Samsung is presently selling half a billion consumer-grade electronic products on an annual basis and Mr. Kim sees all of those offerings as potential smart speakers, though it’s unlikely that every one of its products launched prior to 2020 will eventually be updated with AI capabilities. The Seoul-based tech giant sees Bixby and AI in general as a major selling point of its connected home ecosystem and a natural fit for its already strong brand that consumers in most parts of the world are familiar with. A full-fledged AI ecosystem allowing smartphones, tablets, televisions, speakers, sound bars, refrigerators, air conditioners, microwaves, and other appliances to communicate with one another would also help Samsung compete with Amazon and Google in the smart speaker segment that’s presently extremely fragmented, with only Sonos delivering an audio device that’s compatible with both Alexa and Google Assistant so far.

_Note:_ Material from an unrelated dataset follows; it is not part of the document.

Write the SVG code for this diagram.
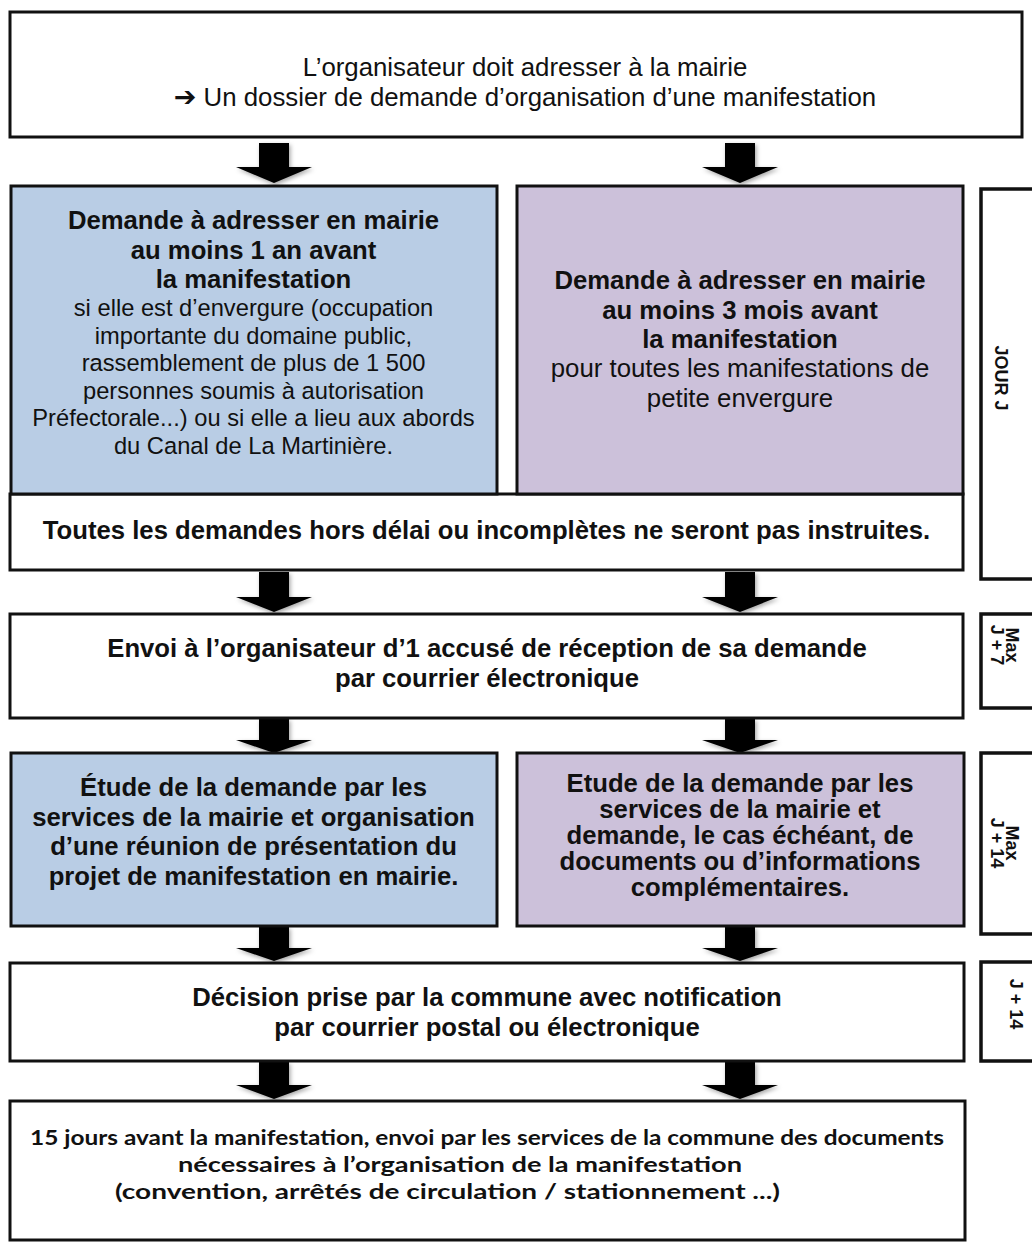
<svg xmlns="http://www.w3.org/2000/svg" width="1032" height="1247" viewBox="0 0 1032 1247">
<defs>
<style>
.box{stroke:#111;stroke-width:3;fill:#fff}
.blue{fill:#b9cde5}
.purple{fill:#ccc1da}
.side{stroke:#111;stroke-width:3.5;fill:#fff}
.t{font-family:"Liberation Sans",Arial,sans-serif;fill:#111;text-anchor:middle}
.b{font-weight:bold;font-size:25.7px}
.r{font-size:25.8px}
.rs{font-size:23.7px}
.s{font-weight:bold;font-size:18px}
.c{font-family:Lato,"Open Sans",sans-serif;font-weight:bold;font-size:21.5px;fill:#111;text-anchor:middle}
.arr{fill:#000;filter:url(#sh)}
</style>
<filter id="sh" x="-30%" y="-30%" width="160%" height="160%">
<feDropShadow dx="1.5" dy="2" stdDeviation="2" flood-color="#000" flood-opacity="0.35"/>
</filter>
</defs>

<g id="connectors">
<path class="arr" d="M259 143 H289 V167 H312 L274 183 L236 167 H259 Z"/>
<path class="arr" d="M725 143 H755 V167 H778 L740 183 L702 167 H725 Z"/>
<path class="arr" d="M259 572 H289 V597 H312 L274 612 L236 597 H259 Z"/>
<path class="arr" d="M725 572 H755 V597 H778 L740 612 L702 597 H725 Z"/>
<path class="arr" d="M259 719 H289 V740 H312 L274 753 L236 740 H259 Z"/>
<path class="arr" d="M725 719 H755 V740 H778 L740 753 L702 740 H725 Z"/>
<path class="arr" d="M259 927 H289 V948 H312 L274 961 L236 948 H259 Z"/>
<path class="arr" d="M725 927 H755 V948 H778 L740 961 L702 948 H725 Z"/>
<path class="arr" d="M259 1062 H289 V1085 H312 L274 1099 L236 1085 H259 Z"/>
<path class="arr" d="M725 1062 H755 V1085 H778 L740 1099 L702 1085 H725 Z"/>
</g>

<g id="node-top">
<rect class="box" x="10" y="12" width="1012" height="125"/>
<text class="t r" x="525" y="76">L’organisateur doit adresser à la mairie</text>
<text class="t r" x="525" y="106"><tspan font-family="DejaVu Sans" font-weight="bold" font-size="27">➔</tspan> Un dossier de demande d’organisation d’une manifestation</text>
</g>

<g id="node-toutes">
<rect class="box" x="10" y="494" width="953" height="76"/>
<text class="t b" x="486.5" y="539">Toutes les demandes hors délai ou incomplètes ne seront pas instruites.</text>
</g>

<g id="node-1an">
<rect class="box blue" x="11" y="186" width="486" height="308"/>
<text class="t b" x="253.5" y="229">Demande à adresser en mairie</text>
<text class="t b" x="253.5" y="258.5">au moins 1 an avant</text>
<text class="t b" x="253.5" y="288">la manifestation</text>
<text class="t rs" x="253.5" y="316">si elle est d’envergure (occupation</text>
<text class="t rs" x="253.5" y="343.5">importante du domaine public,</text>
<text class="t rs" x="253.5" y="371">rassemblement de plus de 1 500</text>
<text class="t rs" x="253.5" y="398.5">personnes soumis à autorisation</text>
<text class="t rs" x="253.5" y="426">Préfectorale...) ou si elle a lieu aux abords</text>
<text class="t rs" x="253.5" y="454">du Canal de La Martinière.</text>
</g>

<g id="node-3mois">
<rect class="box purple" x="517" y="186" width="446" height="308"/>
<text class="t b" x="740" y="289">Demande à adresser en mairie</text>
<text class="t b" x="740" y="318.5">au moins 3 mois avant</text>
<text class="t b" x="740" y="348">la manifestation</text>
<text class="t r" x="740" y="377">pour toutes les manifestations de</text>
<text class="t r" x="740" y="407">petite envergure</text>
</g>

<g id="node-envoi">
<rect class="box" x="10" y="614" width="953" height="104"/>
<text class="t b" x="487" y="657">Envoi à l’organisateur d’1 accusé de réception de sa demande</text>
<text class="t b" x="487" y="687">par courrier électronique</text>
</g>

<g id="node-etude-blue">
<rect class="box blue" x="11" y="753" width="486" height="173"/>
<text class="t b" x="253.5" y="796">Étude de la demande par les</text>
<text class="t b" x="253.5" y="826">services de la mairie et organisation</text>
<text class="t b" x="253.5" y="855">d’une réunion de présentation du</text>
<text class="t b" x="253.5" y="885">projet de manifestation en mairie.</text>
</g>

<g id="node-etude-purple">
<rect class="box purple" x="517" y="753" width="447" height="173"/>
<text class="t b" x="740" y="792">Etude de la demande par les</text>
<text class="t b" x="740" y="818">services de la mairie et</text>
<text class="t b" x="740" y="844">demande, le cas échéant, de</text>
<text class="t b" x="740" y="870">documents ou d’informations</text>
<text class="t b" x="740" y="896">complémentaires.</text>
</g>

<g id="node-decision">
<rect class="box" x="10" y="963" width="954" height="98"/>
<text class="t b" x="487" y="1006">Décision prise par la commune avec notification</text>
<text class="t b" x="487" y="1036">par courrier postal ou électronique</text>
</g>

<g id="node-final">
<rect class="box" x="10" y="1101" width="955" height="139"/>
<text class="c" x="487" y="1145" textLength="914" lengthAdjust="spacingAndGlyphs">15 jours avant la manifestation, envoi par les services de la commune des documents</text>
<text class="c" x="460" y="1172" textLength="564" lengthAdjust="spacingAndGlyphs">nécessaires à l’organisation de la manifestation</text>
<text class="c" x="447.5" y="1199" textLength="665" lengthAdjust="spacingAndGlyphs">(convention, arrêtés de circulation / stationnement ...)</text>
</g>

<g id="side-jourj">
<rect class="side" x="981" y="189" width="70" height="390"/>
<text class="t s" transform="translate(995 378) rotate(90)">JOUR J</text>
</g>

<g id="side-j7">
<rect class="side" x="981" y="614" width="70" height="94"/>
<text class="t s" transform="translate(1006 645) rotate(90)">Max</text>
<text class="t s" transform="translate(991 645) rotate(90)">J + 7</text>
</g>

<g id="side-j14max">
<rect class="side" x="981" y="753" width="70" height="181"/>
<text class="t s" transform="translate(1006 843) rotate(90)">Max</text>
<text class="t s" transform="translate(991 843) rotate(90)">J + 14</text>
</g>

<g id="side-j14">
<rect class="side" x="981" y="962" width="70" height="99"/>
<text class="t s" transform="translate(1010 1004) rotate(90)">J + 14</text>
</g>
</svg>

A comprehensive AI platform would also provide Samsung with a competitive edge over Chinese OEMs which can undercut the South Korean firm in virtually every electronics segment. Mr. Kim said that while Samsung’s smart home push will be focused on Bixby, the company remains open to collaboration with Google, Apple, and other tech juggernauts with digital assistants of their own, though the executive hasn’t elaborated to what degree would the firm be prepared to integrate third-party solutions into its own offerings. Samsung‘s growing AI ambitions recently led to the launches of new machine learning and general AI labs in Toronto, Moscow, and Cambridge, United Kingdom, all three of which were opened this month.